--- DATA SHOWN ---
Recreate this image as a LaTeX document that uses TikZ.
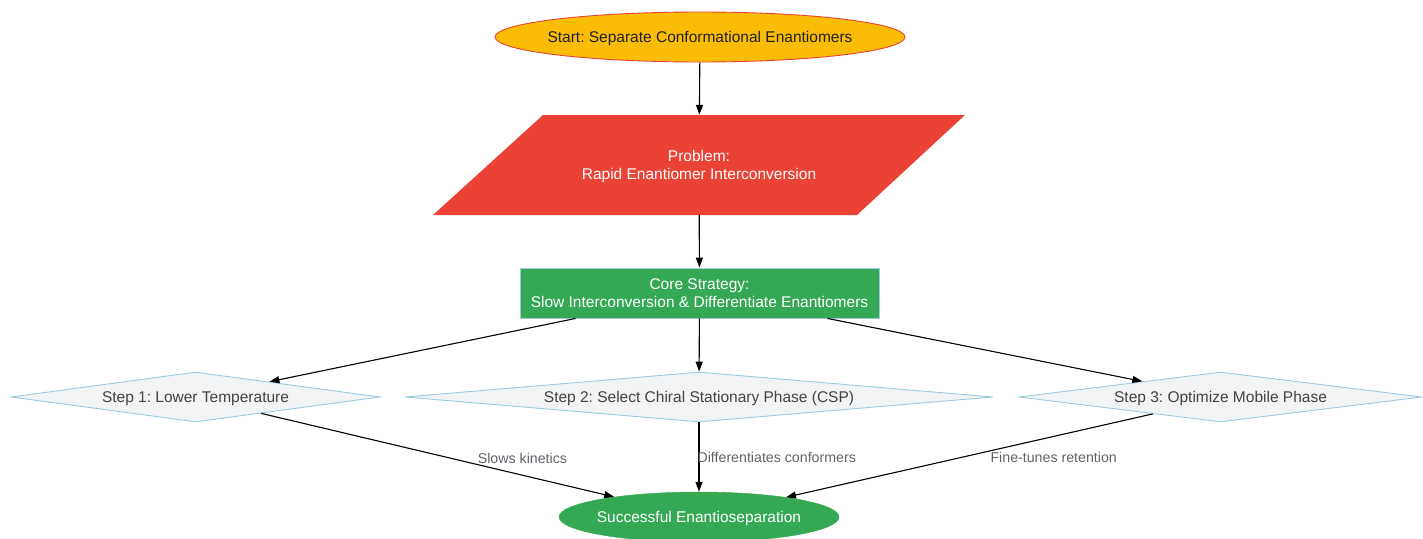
\documentclass[tikz,border=0pt]{standalone}
\usepackage{fontspec}
\setmainfont{Liberation Sans}
\usetikzlibrary{shapes.geometric,arrows.meta}
\frenchspacing

\definecolor{startyellow}{HTML}{FBBC05}
\definecolor{problemred}{HTML}{EA4335}
\definecolor{coregreen}{HTML}{34A853}
\definecolor{stepgray}{HTML}{F1F3F4}
\definecolor{edgeblue}{HTML}{9ECAE1}
\definecolor{darktext}{HTML}{202124}
\definecolor{labelgray}{HTML}{5F6368}

\tikzset{
  txt/.style={font=\fontsize{15.5}{18.5}\selectfont, align=center, inner sep=0pt, text depth=0pt},
  startnode/.style={txt, ellipse, inner xsep=-20pt, draw=problemred, line width=0.9pt, fill=startyellow,
    text=darktext, minimum width=410, minimum height=50},
  problemnode/.style={txt, rectangle, text=white, minimum width=422, minimum height=100},
  corenode/.style={txt, rectangle, draw=edgeblue, line width=0.9pt, fill=coregreen, text=white,
    minimum width=359, minimum height=50},
  stepnode/.style={txt, diamond, draw=edgeblue, line width=0.9pt, fill=stepgray, text=darktext!85,
    minimum height=50},
  endnode/.style={txt, ellipse, inner xsep=-20pt, draw=coregreen, fill=coregreen, text=white,
    minimum width=280, minimum height=50},
  arr/.style={-{Triangle[length=10pt,width=7pt]}, line width=1.1pt},
  lbl/.style={font=\fontsize{14.2}{17}\selectfont, text=labelgray, inner sep=0pt}
}

\begin{document}
\begin{tikzpicture}[x=1pt,y=-1pt]
  \useasboundingbox (0,0) rectangle (1423,538);

  % Start
  \node[startnode] (start) at (700,37) {Start: Separate Conformational Enantiomers};
  % Problem (parallelogram)
  \fill[problemred] (543,115) -- (965,115) -- (857,215) -- (433,215) -- cycle;
  \node[problemnode] (problem) at (699,165) {Problem:\\Rapid Enantiomer Interconversion};
  % Core strategy
  \node[corenode] (core) at (699.5,293) {Core Strategy:\\Slow Interconversion \& Differentiate Enantiomers};
  % Steps
  \node[stepnode, minimum width=369, shape aspect=7.4] (step1) at (195.5,397) {Step 1: Lower Temperature};
  \node[stepnode, minimum width=588, shape aspect=11.8] (step2) at (699,397) {Step 2: Select Chiral Stationary Phase (CSP)};
  \node[stepnode, minimum width=403, shape aspect=8] (step3) at (1220.5,397) {Step 3: Optimize Mobile Phase};
  % Result
  \node[endnode] (result) at (699,517) {Successful Enantioseparation};

  % Main flow
  \draw[arr] (start) -- (problem);
  \draw[arr] (problem) -- (core);
  \draw[arr] ([xshift=-124]core.south) -- (step1);
  \draw[arr] (core) -- (step2);
  \draw[arr] ([xshift=128]core.south) -- (step3);

  % Into the result
  \draw[arr] (step1.-14.2) -- (result)
    node[lbl, pos=0.74, yshift=17pt] {Slows kinetics};
  \draw[arr] (step2) -- (result)
    node[lbl, midway, anchor=west, xshift=-2pt] {Differentiates conformers};
  \draw[arr] (step3.194.2) -- (result)
    node[lbl, pos=0.27, yshift=-21pt] {Fine-tunes retention};
\end{tikzpicture}
\end{document}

--- PROBLEM REQUIREMENTS ---
The listing above must be printed again exactly, minus its pictures.

--- RESULT OF THE TASK ---
Recreate this image as a LaTeX document that uses TikZ.
\documentclass[tikz,border=0pt]{standalone}
\usepackage{fontspec}
\setmainfont{Liberation Sans}
\usetikzlibrary{shapes.geometric,arrows.meta}
\frenchspacing

\definecolor{startyellow}{HTML}{FBBC05}
\definecolor{problemred}{HTML}{EA4335}
\definecolor{coregreen}{HTML}{34A853}
\definecolor{stepgray}{HTML}{F1F3F4}
\definecolor{edgeblue}{HTML}{9ECAE1}
\definecolor{darktext}{HTML}{202124}
\definecolor{labelgray}{HTML}{5F6368}

\tikzset{
  txt/.style={font=\fontsize{15.5}{18.5}\selectfont, align=center, inner sep=0pt, text depth=0pt},
  startnode/.style={txt, ellipse, inner xsep=-20pt, draw=problemred, line width=0.9pt, fill=startyellow,
    text=darktext, minimum width=410, minimum height=50},
  problemnode/.style={txt, rectangle, text=white, minimum width=422, minimum height=100},
  corenode/.style={txt, rectangle, draw=edgeblue, line width=0.9pt, fill=coregreen, text=white,
    minimum width=359, minimum height=50},
  stepnode/.style={txt, diamond, draw=edgeblue, line width=0.9pt, fill=stepgray, text=darktext!85,
    minimum height=50},
  endnode/.style={txt, ellipse, inner xsep=-20pt, draw=coregreen, fill=coregreen, text=white,
    minimum width=280, minimum height=50},
  arr/.style={-{Triangle[length=10pt,width=7pt]}, line width=1.1pt},
  lbl/.style={font=\fontsize{14.2}{17}\selectfont, text=labelgray, inner sep=0pt}
}

\begin{document}
\begin{tikzpicture}[x=1pt,y=-1pt]
  \useasboundingbox (0,0) rectangle (1423,538);

  % Start
  \node[startnode] (start) at (700,37) {Start: Separate Conformational Enantiomers};
  % Problem (parallelogram)
  \fill[problemred] (543,115) -- (965,115) -- (857,215) -- (433,215) -- cycle;
  \node[problemnode] (problem) at (699,165) {Problem:\\Rapid Enantiomer Interconversion};
  % Core strategy
  \node[corenode] (core) at (699.5,293) {Core Strategy:\\Slow Interconversion \& Differentiate Enantiomers};
  % Steps
  \node[stepnode, minimum width=369, shape aspect=7.4] (step1) at (195.5,397) {Step 1: Lower Temperature};
  \node[stepnode, minimum width=588, shape aspect=11.8] (step2) at (699,397) {Step 2: Select Chiral Stationary Phase (CSP)};
  \node[stepnode, minimum width=403, shape aspect=8] (step3) at (1220.5,397) {Step 3: Optimize Mobile Phase};
  % Result
  \node[endnode] (result) at (699,517) {Successful Enantioseparation};

  % Main flow
  \draw[arr] (start) -- (problem);
  \draw[arr] (problem) -- (core);
  \draw[arr] ([xshift=-124]core.south) -- (step1);
  \draw[arr] (core) -- (step2);
  \draw[arr] ([xshift=128]core.south) -- (step3);

  % Into the result
  \draw[arr] (step1.-14.2) -- (result)
    node[lbl, pos=0.74, yshift=17pt] {Slows kinetics};
  \draw[arr] (step2) -- (result)
    node[lbl, midway, anchor=west, xshift=-2pt] {Differentiates conformers};
  \draw[arr] (step3.194.2) -- (result)
    node[lbl, pos=0.27, yshift=-21pt] {Fine-tunes retention};
\end{tikzpicture}
\end{document}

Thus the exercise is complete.